I madridisti partono a tamburo battente e la Juve operaia, con i primi violini Platini e Laudrup spettatori non paganti, si difende con ordine senza mettere mai la testa fuori dal guscio. Così Tacconi risulta il migliore in campo, compiendo almeno tre grandi interventi, il Real colpisce un palo, reclama un rigore abbastanza netto per fallo di Favero su Butragueño e passa solo al 20′ con lo stesso “Buitre” abile ad anticipare Favero dopo un’incursione di Valdano a sinistra.
La Juve esulta per aver limitato i danni, ma nel ritorno di Torino, pur dando una splendida dimostrazione di forza, coraggio e cuore, e dominando l’avversario, non riesce a concretizzare l’evidente superiorità. La partita è intensissima, Cabrini dopo soli otto minuti pareggia il risultato di Madrid con una stilettata in diagonale da sinistra. C’è praticamente tutta la partita per trovare il gol qualificazione, ma la Juventus non scardina il bunker madrileno. Mauro gioca una delle migliori partite della carriera, Bonini e Manfredonia corrono per quattro, Platini è generosissimo ma il fisico è al lumicino e Laudrup deve sempre combattere con malanni muscolari. Il Real non sta a guardare e Tacconi è chiamato a grandi interventi anche in questo incontro. I supplementari non sbloccano la situazione e si arriva ai rigori.

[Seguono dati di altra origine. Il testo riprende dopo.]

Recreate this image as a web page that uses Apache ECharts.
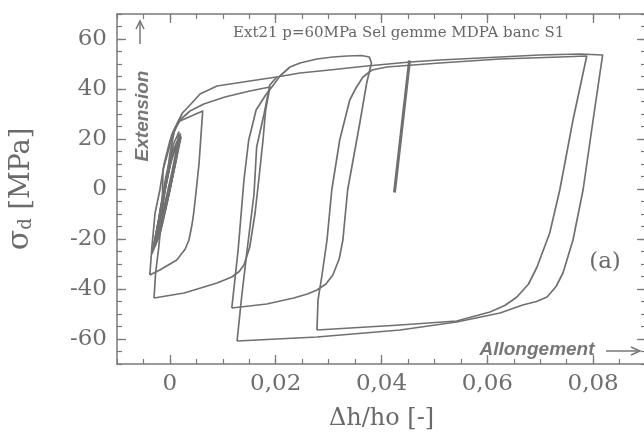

Il Real spara subito le sue migliori cartucce, mentre la Juve sceglie la strategia contraria, tenendo Platini per ultimo. Errore fatale. Tra i bianconeri segna solo Vignola, falliscono Brio, Manfredonia e Favero. Il rigore di Juanito rende inutile l’esecuzione di Platini e manda avanti gli spagnoli. Un risultato duro ma giusto, perché la Juve ha di fatto giocato solo la partita di ritorno, mentre gli avversari anche a Torino hanno tenuto testa ai bianconeri, attaccandoli senza paura.